Fifka sieht das Beispiel Siemens dennoch „als positives Beispiel“ an. Schließlich habe das Unternehmen dann auch konkret reagiert und zum ersten Mal einen Vorstandsvorsitzenden von außerhalb des Unternehmens gesucht um zurück zu den Wurzeln der Ehrbarkeit zu kommen.

Um Werte im Unternehmen zu verankern, müsse die Führung diese tagtäglich vorleben, machte Fifka deutlich. Etwa, indem Boni künftig eben nicht nur an ökonomische Ziele gekoppelt werden, sondern auch an ökologische und soziale. Wenn Unternehmen als „Ehrbare Kaufmänner“ auftreten, dann hat das auch eine Auswirkung auf Bewerber, weiß Fifka. Denn junge Menschen, die nun mit Schule oder Studium fertig werden, „arbeiten gerne bei Unternehmen die Mehrwerte schaffen“.

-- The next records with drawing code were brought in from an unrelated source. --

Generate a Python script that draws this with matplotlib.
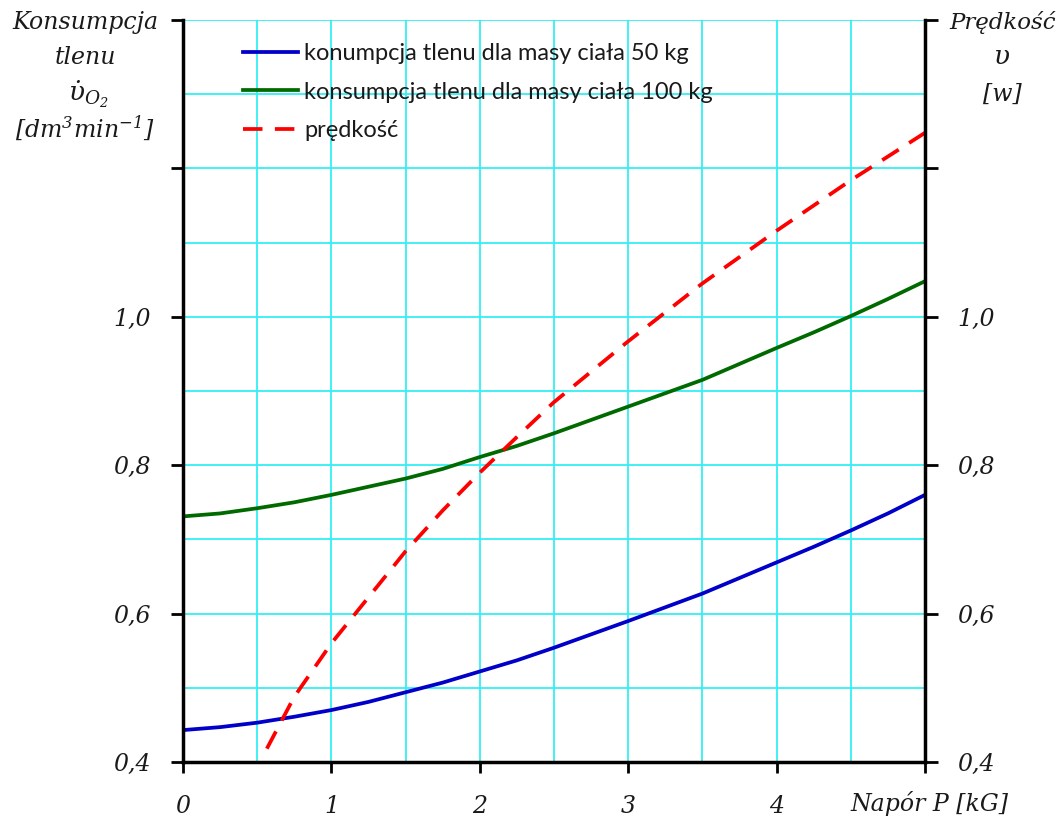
import matplotlib
matplotlib.use("Agg")
import matplotlib.pyplot as plt
from matplotlib.ticker import MultipleLocator

# napór P [kG] and read-off values
p_vals = [0, 0.25, 0.5, 0.75, 1, 1.25, 1.5, 1.75, 2, 2.25, 2.5, 2.75, 3,
          3.5, 4, 4.25, 4.5, 4.75, 5]
o2_50kg = [0.443, 0.447, 0.453, 0.461, 0.470, 0.481, 0.494, 0.507, 0.522, 0.537,
           0.554, 0.572, 0.590, 0.627, 0.669, 0.690, 0.712, 0.735, 0.760]
o2_100kg = [0.731, 0.735, 0.742, 0.750, 0.760, 0.771, 0.782, 0.795, 0.811, 0.826,
            0.843, 0.861, 0.879, 0.915, 0.958, 0.979, 1.001, 1.024, 1.048]

p_speed = [0.565, 0.75, 1, 1.25, 1.5, 1.75, 2, 2.25, 2.5, 3, 3.5, 4, 4.5, 5]
speed = [0.418, 0.488, 0.560, 0.622, 0.684, 0.739, 0.790, 0.838, 0.885, 0.967,
         1.045, 1.116, 1.184, 1.248]

y_ticks = [0.4, 0.6, 0.8, 1.0, 1.2, 1.4]
y_labels = ["0,4", "0,6", "0,8", "1,0", "", ""]
x_ticks = [0, 1, 2, 3, 4, 5]
x_labels = ["0", "1", "2", "3", "4", ""]

labels = [
    "konumpcja tlenu dla masy ciała 50 kg",
    "konsumpcja tlenu dla masy ciała 100 kg",
    "prędkość",
]

plt.rcParams["mathtext.fontset"] = "custom"
plt.rcParams["mathtext.it"] = "DejaVu Serif:italic"
plt.rcParams["mathtext.rm"] = "DejaVu Serif:italic"

serif = dict(family="DejaVu Serif", style="italic", color="#1a1a1a")

fig = plt.figure(figsize=(10.62, 8.21), dpi=100)
ax = fig.add_axes([183 / 1062, 1 - 762 / 821, (925 - 183) / 1062, (762 - 20) / 821])

ax.plot(p_vals, o2_50kg, color="#0000C8", lw=2.7, label=labels[0])
ax.plot(p_vals, o2_100kg, color="#006A00", lw=2.7, label=labels[1])
ax.plot(p_speed, speed, color="#FF0000", lw=2.7, ls=(0, (5.2, 3.3)), label=labels[2])

ax.set_xlim(0, 5)
ax.set_ylim(0.4, 1.4)

ax.xaxis.set_minor_locator(MultipleLocator(0.5))
ax.yaxis.set_minor_locator(MultipleLocator(0.1))
ax.grid(True, which="both", color="#33F0F5", lw=1.3)
ax.set_axisbelow(True)

ax.set_xticks(x_ticks)
ax.set_xticklabels(x_labels)
ax.set_yticks(y_ticks)
ax.set_yticklabels(y_labels)

ax.spines["top"].set_visible(False)
for s in ["left", "right", "bottom"]:
    ax.spines[s].set_linewidth(2.5)
    ax.spines[s].set_color("black")

ax.tick_params(axis="y", which="major", direction="out", length=9, width=2,
               left=True, right=True, labelleft=True, labelright=True, pad=14)
ax.tick_params(axis="x", which="major", direction="out", length=8, width=2,
               bottom=True, top=False, pad=16)
ax.tick_params(which="minor", length=0)
for t in ax.xaxis.get_major_ticks() + ax.yaxis.get_major_ticks():
    for lab in (t.label1, t.label2):
        lab.set_fontfamily("DejaVu Serif")
        lab.set_fontstyle("italic")
        lab.set_fontsize(17)
        lab.set_color("#1a1a1a")

leg = ax.legend(loc="upper left", bbox_to_anchor=(243 / 1062, 1 - 43 / 821),
                bbox_transform=fig.transFigure, frameon=False,
                prop=dict(family="Lato", size=17), handlelength=2.35,
                handletextpad=0.25, labelspacing=0.75, borderaxespad=0,
                borderpad=0)
for t in leg.get_texts():
    t.set_color("#1a1a1a")

# axis titles
fig.text(85 / 1062, 1 - 22 / 821, "Konsumpcja", ha="center", va="center", fontsize=17, **serif)
fig.text(85 / 1062, 1 - 57 / 821, "tlenu", ha="center", va="center", fontsize=17, **serif)
fig.text(88 / 1062, 1 - 94 / 821, r"$\dot{\upsilon}_{O_2}$", ha="center", va="center",
         fontsize=19, color="#1a1a1a")
fig.text(85 / 1062, 1 - 128 / 821, r"[dm$^3$min$^{-1}$]", ha="center", va="center",
         fontsize=17, **serif)

fig.text(1056 / 1062, 1 - 22 / 821, "Prędkość", ha="right", va="center", fontsize=16.5, **serif)
fig.text(1002 / 1062, 1 - 57 / 821, r"$\upsilon$", ha="center", va="center", fontsize=19,
         color="#1a1a1a")
fig.text(1002 / 1062, 1 - 94 / 821, "[w]", ha="center", va="center", fontsize=17, **serif)

fig.text(850 / 1062, 1 - 803 / 821, "Napór P [kG]", ha="left", va="center", fontsize=17, **serif)

fig.savefig("out.png", dpi=100)
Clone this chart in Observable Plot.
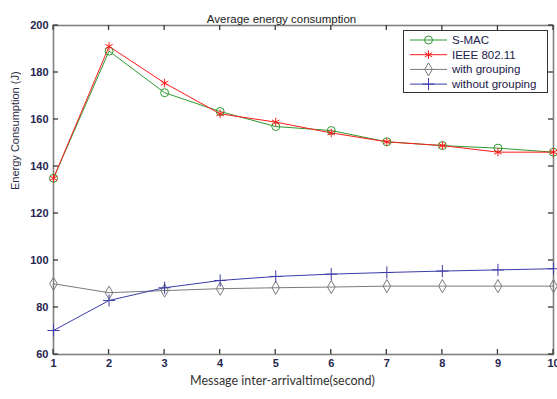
<!DOCTYPE html>
<html><head><meta charset="utf-8">
<script src="https://cdn.jsdelivr.net/npm/d3@7"></script>
<script src="https://cdn.jsdelivr.net/npm/@observablehq/plot@0.6"></script>
<style>
body{margin:0;background:#fff}
#chart{position:relative;width:557px;height:399px}
</style>
</head><body><div id="chart"></div>
<script>
const titleText = "Average energy consumption";
const xLabel = "Message inter-arrivaltime(second)";
const yLabel = "Energy Consumption (J)";
const xValues = [1, 2, 3, 4, 5, 6, 7, 8, 9, 10];
const xTicks = [1, 2, 3, 4, 5, 6, 7, 8, 9, 10];
const yTicks = [60, 80, 100, 120, 140, 160, 180, 200];
const seriesNames = ["S-MAC", "IEEE 802.11", "with grouping", "without grouping"];
const smac = [135, 189.1, 171.4, 163.4, 157.0, 155.3, 150.5, 148.9, 147.8, 146.1];
const ieee = [135, 191.1, 175.5, 162.4, 158.9, 154.3, 150.5, 148.9, 146.1, 146.1];
const withGrouping = [90.1, 86.3, 87.2, 88.0, 88.4, 88.7, 89.1, 89.1, 89.1, 89.1];
const withoutGrouping = [70.2, 83.0, 88.4, 91.5, 93.2, 94.2, 94.9, 95.5, 96.0, 96.5];
const seriesColors = ["#2e9a2e", "#ff1a1a", "#7a7a7a", "#3c3ca8"];
const seriesSymbols = ["circle", "asterisk", "diamond", "plus"];

const valuesBySeries = [smac, ieee, withGrouping, withoutGrouping];
const rows = seriesNames.flatMap((name, s) => xValues.map((x, i) => ({series: name, x, y: valuesBySeries[s][i]})));

const tickColor = "#262650";
const frameColor = "#808080";
const M = {left: 53, right: 4, top: 25, bottom: 45};

const plot = Plot.plot({
  width: 557, height: 399,
  marginLeft: M.left, marginRight: M.right, marginTop: M.top, marginBottom: M.bottom,
  style: {fontFamily: "'Liberation Sans', Arial, sans-serif", background: "#fff"},
  x: {domain: [1, 10]},
  y: {domain: [60, 200]},
  color: {domain: seriesNames, range: seriesColors},
  symbol: {domain: seriesNames, range: seriesSymbols},
  marks: [
    Plot.axisX({anchor: "bottom", ticks: xTicks, tickSize: 0, tickPadding: 5, tickFormat: d => String(d), fill: tickColor, fontWeight: "bold", fontSize: 11, label: null}),
    Plot.axisY({anchor: "left", ticks: yTicks, tickSize: 0, tickPadding: 5, tickFormat: d => String(d), fill: tickColor, fontWeight: "bold", fontSize: 11, label: null}),
    Plot.frame({stroke: frameColor, strokeWidth: 1.6}),
    Plot.line(rows, {x: "x", y: "y", z: "series", stroke: "series", strokeWidth: 1}),
    Plot.dot(rows, {x: "x", y: "y", stroke: "series", symbol: "series", fill: "none", r: 4, strokeWidth: 1}),
    Plot.text([titleText], {frameAnchor: "top", dy: -11, dx: -22, fontSize: 11.5, fill: "#222"}),
    Plot.text([xLabel], {frameAnchor: "bottom", dy: 30, dx: -21, fontSize: 12.5, fill: "#333", fontFamily: "Lato, 'Open Sans', sans-serif"}),
    Plot.text([yLabel], {frameAnchor: "left", dx: -38, rotate: -90, fontSize: 11, fill: "#2a2a44"})
  ]
});

document.getElementById("chart").appendChild(plot);

const svg = d3.select(plot);
// inward ticks on all four sides, positioned with Plot's own scales
const sx = plot.scale("x"), sy = plot.scale("y");
const frameL = M.left, frameR = 557 - M.right, frameT = M.top, frameB = 399 - M.bottom;
const tg = svg.append("g").attr("class", "inward-ticks");
function tick(x1, y1, x2, y2) {
  tg.append("path").attr("d", `M${x1},${y1}L${x2},${y2}`)
    .attr("fill", "none").attr("stroke", "#3a3a3a").attr("stroke-width", 1.3);
}
xTicks.forEach(v => {
  const px = sx.apply(v);
  tick(px, frameB, px, frameB - 5);
  tick(px, frameT, px, frameT + 5);
});
yTicks.forEach(v => {
  const py = sy.apply(v);
  tick(frameL, py, frameL + 5, py);
  tick(frameR, py, frameR - 5, py);
});

// legend
const lg = svg.append("g").attr("class", "legend").attr("text-anchor", "start");
const bx = 403.5, by = 30.5, bw = 144, bh = 62;
lg.append("rect").attr("x", bx).attr("y", by).attr("width", bw).attr("height", bh)
  .attr("fill", "#fff").attr("stroke", "#333").attr("stroke-width", 1);
const symMap = {circle: d3.symbolCircle, asterisk: d3.symbolAsterisk, diamond: d3.symbolDiamond, plus: d3.symbolPlus};
seriesNames.forEach((name, i) => {
  const yy = 40 + i * 14.7;
  const g = lg.append("g");
  g.append("line").attr("x1", 410).attr("x2", 447).attr("y1", yy).attr("y2", yy)
    .attr("stroke", seriesColors[i]).attr("stroke-width", 1);
  g.append("path").attr("transform", `translate(428.5,${yy})`)
    .attr("d", d3.symbol(symMap[seriesSymbols[i]], Math.PI * 16)())
    .attr("fill", "none").attr("stroke", seriesColors[i]).attr("stroke-width", 1);
  g.append("text").attr("x", 452).attr("y", yy).attr("dy", "0.35em")
    .attr("text-anchor", "start")
    .attr("font-size", 11.5).attr("fill", "#20204a").text(name);
});
</script>
</body></html>
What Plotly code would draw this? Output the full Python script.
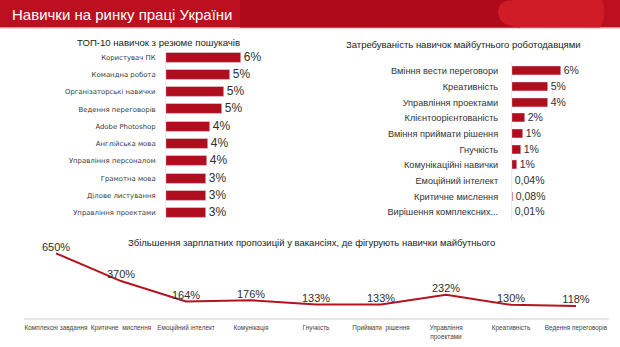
import plotly.graph_objects as go

# ---------------- data ----------------
left_cats = ["Користувач ПК", "Командна робота", "Організаторські навички", "Ведення переговорів",
             "Adobe Photoshop", "Англійська мова", "Управління персоналом", "Грамотна мова",
             "Ділове листування", "Управління проектами"]
left_vals = [6.0, 5.1, 4.6, 4.5, 3.5, 3.35, 3.3, 3.2, 3.2, 3.2]
left_labels = ["6%", "5%", "5%", "5%", "4%", "4%", "4%", "3%", "3%", "3%"]

right_cats = ["Вміння вести переговори", "Креативність", "Управління проектами",
              "Клієнтоорієнтованість", "Вміння приймати рішення", "Гнучкість",
              "Комунікаційні навички", "Емоційний інтелект", "Критичне мислення",
              "Вирішення комплексних..."]
right_vals = [6.0, 4.5, 4.4, 1.6, 1.4, 1.1, 0.6, 0.04, 0.08, 0.01]
right_labels = ["6%", "5%", "4%", "2%", "1%", "1%", "1%", "0,04%", "0,08%", "0,01%"]

bottom_cats = ["Комплексні завдання", "Критичне  мислення", "Емоційний інтелект", "Комунікація",
               "Гнучкість", "Приймати  рішення", "Управління<br>проектами", "Креативність",
               "Ведення переговорів"]
bottom_vals = [650, 370, 164, 176, 133, 133, 232, 130, 118]
bottom_labels = [f"{v}%" for v in bottom_vals]

title_main = "Навички на ринку праці України"
title_left = "ТОП-10 навичок з резюме пошукачів"
title_right = "Затребуваність навичок майбутнього роботодавцями"
title_bottom = "Збільшення зарплатних пропозицій у вакансіях, де фігурують навички майбутнього"

# ---------------- style ----------------
W, H = 620, 347
RED = "#b00d1e"
FONT = "Liberation Sans, Arial, sans-serif"
SMALL = "DejaVu Sans, Verdana, sans-serif"


def px(x):
    return x / W


def py(y):
    return 1 - y / H


fig = go.Figure()

fig.add_trace(go.Bar(
    x=left_vals, y=left_cats, orientation="h", marker_color=RED, width=0.58,
    text=left_labels, textposition="outside", constraintext="none", cliponaxis=False,
    textfont=dict(size=12, color="#303030", family=FONT),
    xaxis="x", yaxis="y", hoverinfo="skip", showlegend=False))

fig.add_trace(go.Bar(
    x=right_vals, y=right_cats, orientation="h", marker_color=RED, width=0.58,
    text=right_labels, textposition="outside", constraintext="none", cliponaxis=False,
    textfont=dict(size=10.5, color="#303030", family=FONT),
    xaxis="x2", yaxis="y2", hoverinfo="skip", showlegend=False))

fig.add_trace(go.Scatter(
    x=bottom_cats, y=bottom_vals, mode="lines+text", text=bottom_labels,
    textposition="top center", cliponaxis=False,
    textfont=dict(size=11, color="#303030", family=FONT),
    line=dict(color="#b3141f", width=2),
    xaxis="x3", yaxis="y3", hoverinfo="skip", showlegend=False))

# domains
L_x0, L_scale = 166, 12.5
R_x0, R_scale = 512, 8.1
B_zero, B_scale = 317.7, 0.09906

fig.update_layout(
    width=W, height=H, margin=dict(l=0, r=0, t=0, b=0, autoexpand=False),
    paper_bgcolor="white", plot_bgcolor="rgba(0,0,0,0)",
    font=dict(family=FONT, color="#333333"),
    bargap=0,
    xaxis=dict(domain=[px(L_x0), px(300)], range=[0, (300 - L_x0) / L_scale],
               visible=False, fixedrange=True, automargin=False),
    yaxis=dict(domain=[py(57.3 + 8.63 + 9 * 17.27), py(57.3 - 8.63)],
               range=[9.5, -0.5], anchor="x", showgrid=False, zeroline=False,
               showline=True, linecolor="#ebebeb", linewidth=1, automargin=False,
               ticks="outside", ticklen=8, tickcolor="rgba(0,0,0,0)",
               tickfont=dict(size=6.9, color="#3a3a3a", family=SMALL)),
    xaxis2=dict(domain=[px(R_x0), px(610)], range=[0, (610 - R_x0) / R_scale],
                visible=False, fixedrange=True, anchor="y2", automargin=False),
    yaxis2=dict(domain=[py(71 + 7.83 + 9 * 15.67), py(71 - 7.83)],
                range=[9.5, -0.5], anchor="x2", showgrid=False, zeroline=False,
                showline=True, linecolor="#ebebeb", linewidth=1, automargin=False,
                ticks="outside", ticklen=11, tickcolor="rgba(0,0,0,0)",
                tickfont=dict(size=9.2, color="#333333", family=FONT)),
    xaxis3=dict(domain=[px(23.5), px(608.5)], range=[-0.5, 8.5], anchor="y3",
                showgrid=False, zeroline=False, showline=True, linecolor="#e6e6e6",
                linewidth=2, ticks="outside", ticklen=3, tickcolor="rgba(0,0,0,0)",
                tickangle=0, automargin=False,
                tickfont=dict(size=6.4, color="#444444", family=FONT)),
    yaxis3=dict(domain=[py(B_zero), py(236)], range=[0, (B_zero - 236) / B_scale],
                anchor="x3", visible=False, fixedrange=True, automargin=False),
)

# header band
fig.add_shape(type="rect", xref="paper", yref="paper", x0=0, x1=1, y0=py(27.5), y1=1,
              fillcolor="#bc0f1f", line_width=0, layer="below")
fig.add_shape(type="rect", xref="paper", yref="paper", x0=px(240), x1=px(520), y0=py(27.5), y1=1,
              fillcolor="#ae0a1a", line_width=0, layer="below")
blob = (f"M {px(525)},{py(27.5)} Q {px(498)},{py(27.5)} {px(498)},{py(12)} "
        f"Q {px(498)},{py(0)} {px(515)},{py(0)} L {px(602)},{py(0)} "
        f"Q {px(608)},{py(14)} {px(600)},{py(27.5)} Z")
fig.add_shape(type="path", xref="paper", yref="paper", path=blob,
              fillcolor="#cf1c26", line_width=0, layer="below")
fig.add_shape(type="line", xref="paper", yref="paper", x0=0, x1=1, y0=py(28.5), y1=py(28.5),
              line=dict(color="#f2d6d8", width=1), layer="below")

fig.add_annotation(text=title_main, xref="paper", yref="paper", x=px(10), y=py(14),
                   xanchor="left", yanchor="middle", showarrow=False,
                   font=dict(size=15, color="white", family=FONT))
fig.add_annotation(text=title_left, xref="paper", yref="paper", x=px(158), y=py(42),
                   xanchor="center", yanchor="middle", showarrow=False,
                   font=dict(size=9.6, color="#222222", family=FONT))
fig.add_annotation(text=title_right, xref="paper", yref="paper", x=px(463), y=py(44.5),
                   xanchor="center", yanchor="middle", showarrow=False,
                   font=dict(size=9.5, color="#222222", family=FONT))
fig.add_annotation(text=title_bottom, xref="paper", yref="paper", x=px(312), y=py(242),
                   xanchor="center", yanchor="middle", showarrow=False,
                   font=dict(size=9.5, color="#222222", family=FONT))

fig.write_html("out.html")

Und wie steht es um die Werte des ehrbaren Kaufmanns in Zeiten internationaler Handelsbeziehungen und einer Start-up-Kultur, die auf den disruptiven Wandel traditioneller Branchen abzielt? Hier sei es wichtig, diese Werte vor allem im Inneren eines Unternehmens zu leben, sagte Fifka im Gespräch. „Ansonsten sollte sich natürlich die bessere Lösung durchsetzen“, ergänzte Fifka. „Sofern der geschäftliche Umgang miteinander fair ist.“


Die Werte

Kommentar von Matthias Will

Tausende Prozesse beziehungsweise aufsichtsrechtliche Verfahren laufen gegen die Deutsche Bank. Das einstige Flaggschiff der deutschen Wirtschaft ist ein Paradebeispiel für den Niedergang von Unternehmen, deren Firmenkultur in vielen Bereichen schwerwiegende Mängel aufweisen. Anders als die Hochfinanz genießt der Mittelstand – das zeigen Umfragen – in der Bevölkerung großen Respekt und Vertrauen.

Dennoch ist es richtig, dass die Industrie- und Handelskammer (IHK) für Oberfranken dem Leitbild des „Ehrbaren Kaufmanns“ so viel Aufmerksamkeit widmet. Werte wie Zuverlässigkeit, Ehrlichkeit, Verantwortungsbewusstsein, Fairness, Nachhaltigkeit oder Glaubwürdigkeit sind das Fundament der Sozialen Marktwirtschaft. Wenn es bröckelt, dann gerät unsere gesamte Gesellschaft ins Wanken.

Allerdings ist das mit den Werten so eine Sache. Mitunter stehen sie nur auf dem Papier oder sind eine PR-Masche. Wie so oft im Leben, gibt es ein Umsetzungsproblem. Es reicht nicht aus, sich zu Werten zu bekennen, sondern sie müssen auch gelebt werden. Das gilt gerade dann, wenn die Zeiten rauer werden.

Die Erfahrung zeigt, dass manche Firmen dann härtere Bandagen anlegen: Plötzlich heiligt der Zweck die Mittel. Von der Wertschätzung gegenüber dem zuvor als „wertvolle Ressource“gefeierten Personal ist nicht mehr viel übrig. Schlimmstenfalls stellen Teile der Belegschaft nur noch Ballast dar, den es möglichst schnell abzuwerfen gilt.